### What you will do
Check every line of the material below for the string "this", and return the ones that have it.

### Material supplied

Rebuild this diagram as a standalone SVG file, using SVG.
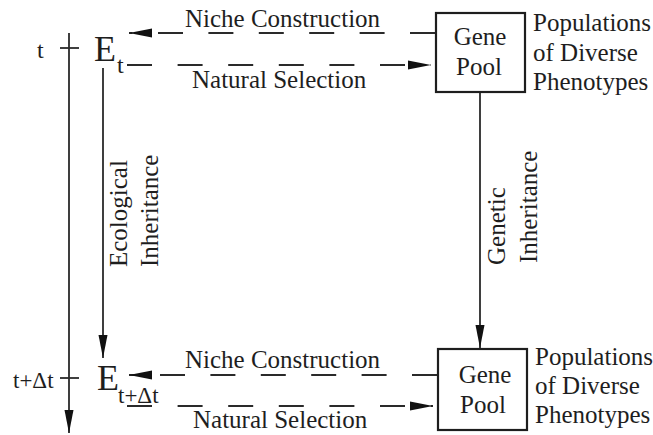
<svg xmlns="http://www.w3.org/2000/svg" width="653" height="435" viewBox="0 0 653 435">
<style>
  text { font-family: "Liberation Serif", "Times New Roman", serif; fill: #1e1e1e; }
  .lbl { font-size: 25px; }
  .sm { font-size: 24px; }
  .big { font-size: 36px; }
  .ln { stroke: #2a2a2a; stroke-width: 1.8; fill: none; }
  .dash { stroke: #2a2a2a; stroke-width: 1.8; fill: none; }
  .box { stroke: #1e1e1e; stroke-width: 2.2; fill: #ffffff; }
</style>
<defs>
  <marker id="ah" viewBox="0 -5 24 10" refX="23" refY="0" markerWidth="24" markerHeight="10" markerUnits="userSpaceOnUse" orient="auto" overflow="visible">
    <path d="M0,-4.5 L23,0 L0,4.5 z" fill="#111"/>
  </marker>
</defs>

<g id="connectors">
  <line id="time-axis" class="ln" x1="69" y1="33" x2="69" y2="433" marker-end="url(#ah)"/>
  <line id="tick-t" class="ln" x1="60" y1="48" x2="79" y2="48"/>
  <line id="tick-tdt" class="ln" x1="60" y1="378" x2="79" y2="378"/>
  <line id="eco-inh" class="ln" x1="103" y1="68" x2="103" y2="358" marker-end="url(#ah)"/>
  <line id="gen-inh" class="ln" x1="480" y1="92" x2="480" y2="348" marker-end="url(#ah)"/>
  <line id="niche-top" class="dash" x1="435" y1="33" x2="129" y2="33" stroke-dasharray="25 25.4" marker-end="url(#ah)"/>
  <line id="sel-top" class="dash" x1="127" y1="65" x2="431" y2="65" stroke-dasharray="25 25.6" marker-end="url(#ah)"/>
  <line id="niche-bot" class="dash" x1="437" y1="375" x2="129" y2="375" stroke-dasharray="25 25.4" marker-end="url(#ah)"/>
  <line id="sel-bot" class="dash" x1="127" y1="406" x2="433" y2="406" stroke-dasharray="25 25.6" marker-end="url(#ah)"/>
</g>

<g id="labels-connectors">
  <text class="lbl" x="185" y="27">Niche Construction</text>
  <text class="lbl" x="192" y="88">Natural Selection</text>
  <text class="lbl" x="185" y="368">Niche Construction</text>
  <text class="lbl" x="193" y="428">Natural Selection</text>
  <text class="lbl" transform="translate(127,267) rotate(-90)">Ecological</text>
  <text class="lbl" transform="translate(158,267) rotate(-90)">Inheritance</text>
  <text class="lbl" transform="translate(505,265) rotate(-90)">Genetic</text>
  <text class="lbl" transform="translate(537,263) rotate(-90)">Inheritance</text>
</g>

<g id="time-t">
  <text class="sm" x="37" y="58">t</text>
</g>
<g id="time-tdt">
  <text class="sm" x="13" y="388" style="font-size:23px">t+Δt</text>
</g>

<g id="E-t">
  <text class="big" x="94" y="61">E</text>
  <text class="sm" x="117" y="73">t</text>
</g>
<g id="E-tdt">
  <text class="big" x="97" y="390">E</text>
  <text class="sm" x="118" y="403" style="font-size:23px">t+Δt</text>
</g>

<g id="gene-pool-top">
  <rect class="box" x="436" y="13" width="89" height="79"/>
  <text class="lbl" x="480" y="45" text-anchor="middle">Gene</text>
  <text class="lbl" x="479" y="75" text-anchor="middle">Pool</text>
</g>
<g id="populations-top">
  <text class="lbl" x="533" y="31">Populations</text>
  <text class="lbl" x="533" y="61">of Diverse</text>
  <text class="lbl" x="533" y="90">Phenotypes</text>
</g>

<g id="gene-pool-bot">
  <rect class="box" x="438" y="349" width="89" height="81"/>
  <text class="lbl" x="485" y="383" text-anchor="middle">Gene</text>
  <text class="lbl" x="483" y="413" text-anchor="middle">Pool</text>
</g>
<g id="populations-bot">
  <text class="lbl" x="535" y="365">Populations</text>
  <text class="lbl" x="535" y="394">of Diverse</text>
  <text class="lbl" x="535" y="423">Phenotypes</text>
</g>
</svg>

==

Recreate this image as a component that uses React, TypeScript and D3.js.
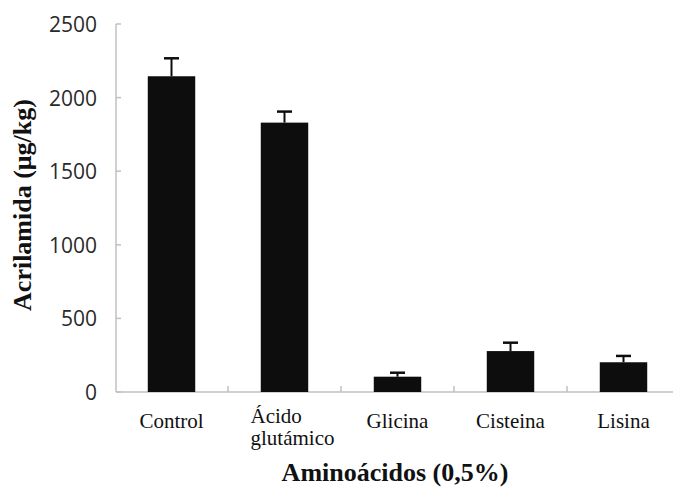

### Response
Rebuild this diagram as a standalone SVG file, using SVG.
Recreate this image as a component that uses React, TypeScript and D3.js.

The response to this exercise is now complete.